What's the price for backing David Shearer and the Labour Party  again?  All it takes is a dog biscuit and six dollars a week...

After over three decades of neoliberalism  it is farcical  just how little that the Labour leadership has to offer to its so called 'left' critics to make them all rush to  embrace David Shearer again.   One moment he's a neoliberal troglodyte  the next moment he's a man on a white charger laying waste to the minions of neoliberalism. One moment he's a charisma-free zone, the next moment he's the life of the party, with everyone hanging on to his every word: 'Oh, Dave - tell us again how wonderful the free market is!'

Clearly the opposition from Labour's so called 'left wing'  to the political direction of the party is easily bought off.   All Dave and his friend Russel need to do is throw their critics  a policy dog biscuit and they all go 'Woof! Woof!' Look, there's goes Chris Trotter  and The Daily Blog  bounding across the lawn in the direction of  that crunchy  dog morsel.  And there is Dave and Russel sharing a laugh.

'Come on Chris Trotter' , shouts Shearer. 'Get that guitar out  and give us a mighty rendition of 'Solidarity Forever!'

Just when you thought the stench was going  away, the ghost of Steve Maharey appears mumbling,  'Anthony Giddens, the third way, TVNZ hybrid, the friendly face of capitalism, good news story.... blah blah, blah... Kiwi FM..'

On the back of  Labour - Green's ''third way'  way approach to the electricity industry we read of big claims that Labour is  rolling back neoliberalism and that Labour 'has changed the conversation'. I don't think greater  government regulation  of one sector of the economy represents a counter revolution just a mere  tinkering with the neoliberal paradigm. Neither Shearer or Norman  are about to storm the citadels of capitalist power - they're just looking for a way to  turf out John Key and his mates.

That it has got John Key and co  in a lather just goes to prove, as if more evidence was needed, of just how dominant neoliberalism is in this country and that this situation is perfectly  acceptable to all the parliamentary  parties. Labour may only be blowing  a small puff of dissent but it  is regarded as burning down the house.

And did anyone notice that this new proposal takes the heat off Labour to renationalise the power companies that National is seeking to partially privatise?

The real issue is that, again, nationalisation remains firmly off the agenda as does any talk of operating the power companies as social utilities rather than profit-driven state owned enterprises. 

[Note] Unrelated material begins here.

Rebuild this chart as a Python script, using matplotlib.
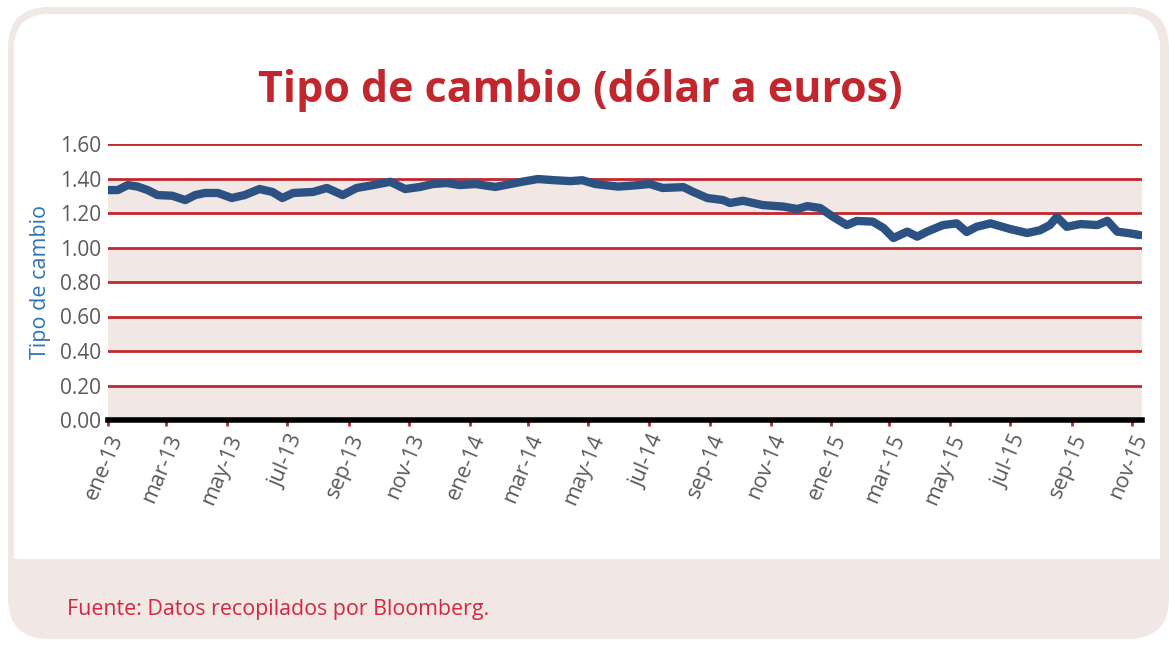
import matplotlib
matplotlib.use("Agg")
import matplotlib.pyplot as plt
from matplotlib.patches import FancyBboxPatch, Rectangle
import pandas as pd

# ---- data ----
dates = ["2013-01-01", "2013-01-11", "2013-01-21", "2013-01-31", "2013-02-10", "2013-02-20",
         "2013-03-07", "2013-03-20", "2013-03-30", "2013-04-09", "2013-04-22", "2013-05-06",
         "2013-05-19", "2013-06-03", "2013-06-16", "2013-06-26", "2013-07-07", "2013-07-27",
         "2013-08-10", "2013-08-26", "2013-09-09", "2013-09-26", "2013-10-13", "2013-10-28",
         "2013-11-12", "2013-11-25", "2013-12-09", "2013-12-22", "2014-01-07", "2014-01-27",
         "2014-02-23", "2014-03-11", "2014-03-28", "2014-04-13", "2014-04-25", "2014-05-08",
         "2014-05-31", "2014-06-17", "2014-07-02", "2014-07-15", "2014-08-05", "2014-08-15",
         "2014-08-29", "2014-09-14", "2014-09-21", "2014-10-04", "2014-10-24", "2014-11-14",
         "2014-11-28", "2014-12-08", "2014-12-21", "2015-01-03", "2015-01-17", "2015-01-27",
         "2015-02-12", "2015-02-23", "2015-03-05", "2015-03-19", "2015-03-29", "2015-04-08",
         "2015-04-24", "2015-05-08", "2015-05-18", "2015-05-28", "2015-06-11", "2015-07-01",
         "2015-07-18", "2015-07-31", "2015-08-10", "2015-08-17", "2015-08-27", "2015-09-10",
         "2015-09-27", "2015-10-07", "2015-10-17", "2015-10-30", "2015-11-09"]
rates = [1.333, 1.333, 1.362, 1.353, 1.333, 1.304,
         1.300, 1.275, 1.304, 1.316, 1.316, 1.287,
         1.304, 1.339, 1.322, 1.287, 1.316, 1.322,
         1.345, 1.304, 1.345, 1.362, 1.381, 1.339,
         1.351, 1.368, 1.374, 1.362, 1.368, 1.351,
         1.381, 1.397, 1.390, 1.385, 1.390, 1.368,
         1.353, 1.360, 1.368, 1.345, 1.350, 1.322,
         1.287, 1.275, 1.258, 1.271, 1.246, 1.237,
         1.223, 1.240, 1.229, 1.178, 1.130, 1.154,
         1.150, 1.113, 1.055, 1.092, 1.063, 1.092,
         1.130, 1.140, 1.090, 1.120, 1.140, 1.107,
         1.084, 1.100, 1.130, 1.177, 1.120, 1.136,
         1.130, 1.155, 1.092, 1.082, 1.072]
yticks = [0.0, 0.2, 0.4, 0.6, 0.8, 1.0, 1.2, 1.4, 1.6]
month_names = ["ene", "feb", "mar", "abr", "may", "jun", "jul", "ago", "sep", "oct", "nov", "dic"]
title = "Tipo de cambio (dólar a euros)"
ylabel = "Tipo de cambio"
source = "Fuente: Datos recopilados por Bloomberg."

# ---- styling ----
W, H = 1169, 645
RED = "#c1272d"
PINK = "#f1e8e5"
NAVY = "#2b5282"
GRAY = "#5a5a5a"
BLUE = "#2e75b6"
FONT = "Open Sans"

fig = plt.figure(figsize=(W / 100, H / 100), dpi=100)
fig.patch.set_facecolor("white")

# card background
card = FancyBboxPatch((8 / W, 6 / H), 1161 / W, 632 / H,
                      boxstyle="round,pad=0,rounding_size=0.035",
                      transform=fig.transFigure, facecolor=PINK, edgecolor="none", zorder=0,
                      mutation_aspect=W / H)
fig.patches.append(card)
inner = Rectangle((14 / W, (H - 559) / H), (1160 - 14) / W, (559 - 40) / H,
                  transform=fig.transFigure, facecolor="white", edgecolor="none", zorder=0.5)
fig.patches.append(inner)
inner2 = FancyBboxPatch((14 / W, (H - 559) / H), 1146 / W, (559 - 14) / H,
                        boxstyle="round,pad=0,rounding_size=0.03",
                        transform=fig.transFigure, facecolor="white", edgecolor="none", zorder=0.5,
                        mutation_aspect=W / H)
fig.patches.append(inner2)

ax = fig.add_axes([108 / W, 1 - 420 / H, (1142 - 108) / W, (420 - 144) / H])
ax.set_zorder(5)
ax.set_facecolor("none")
x = pd.to_datetime(dates)

ax.set_ylim(0, 1.6)
ax.set_xlim(pd.Timestamp("2013-01-01"), pd.Timestamp("2015-11-11"))

# alternating bands
for i in range(len(yticks) - 1):
    if i % 2 == 0:
        ax.axhspan(yticks[i], yticks[i + 1], color=PINK, zorder=0, lw=0)
for yv in yticks[1:]:
    ax.axhline(yv, color=RED, lw=2, zorder=1)
ax.axhline(0, color="black", lw=4, zorder=3, clip_on=False)

ax.plot(x, rates, color=NAVY, lw=6, solid_joinstyle="round", solid_capstyle="round", zorder=4)

for s in ax.spines.values():
    s.set_visible(False)

ax.set_yticks(yticks)
ax.set_yticklabels([f"{v:.2f}" for v in yticks], fontsize=15, color=GRAY, family=FONT)
ax.tick_params(axis="y", length=0, pad=5)

ticks = pd.date_range("2013-01-01", "2015-11-01", freq="2MS")
ax.set_xticks(ticks)
ax.set_xticklabels([f"{month_names[t.month - 1]}-{t.year % 100:02d}" for t in ticks],
                   rotation=67, ha="right", rotation_mode="anchor",
                   fontsize=15.5, color=GRAY, family=FONT)
ax.tick_params(axis="x", length=4, width=2, color=RED, direction="out", pad=4)

ax.set_ylabel(ylabel, color=BLUE, fontsize=15.5, family=FONT, labelpad=6)

fig.text(580 / W, 1 - 90 / H, title, ha="center", va="center", fontsize=31,
         fontweight="bold", color=RED, family=FONT)
fig.text(67 / W, 1 - 610 / H, source, ha="left", va="center", fontsize=15.4,
         color="#d7263d", family=FONT)

fig.savefig("out.png", dpi=100, facecolor=fig.get_facecolor())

Labour and the Green haven't given up on the 'free market', folks.

Indeed both Labour and the Green's are floating the illusion - again - that the market can be used for the social good.  But this policy, if it works, will amount to little more than $6 a week in savings on the power bill. Apparently the price of a cup of coffee and a muffin are adequate compensation for continuing to support the right wing policies of Labour and the Green's.

But some  people are easily convinced. Indeed they are always on the  lookout for some reason - any reason -  to be convinced. 

Chris Trotter, last seen calling for the removal of Shearer as Labour  leader   has  declared:  ' “Okay! Okay! I surrender. Shearer stays.'

The only good thing that can be said about this is that at least Trotter has the honesty to say he is waving the white flag of surrender and that hopefully brings to an end his posturing about socialism.


  1. And did anyone notice that this new proposal takes the heat off Labour to renationalise the power companies that National is seeking to partially privatise?

    well I have now :)

    thanks for a morning brightening post.

  2. Given Trotter's inconsistency there is no reason that he won't reject Shearer again at some stage. His failure to come to grips with what Labour has become will mean he's always likely to adopt a new position.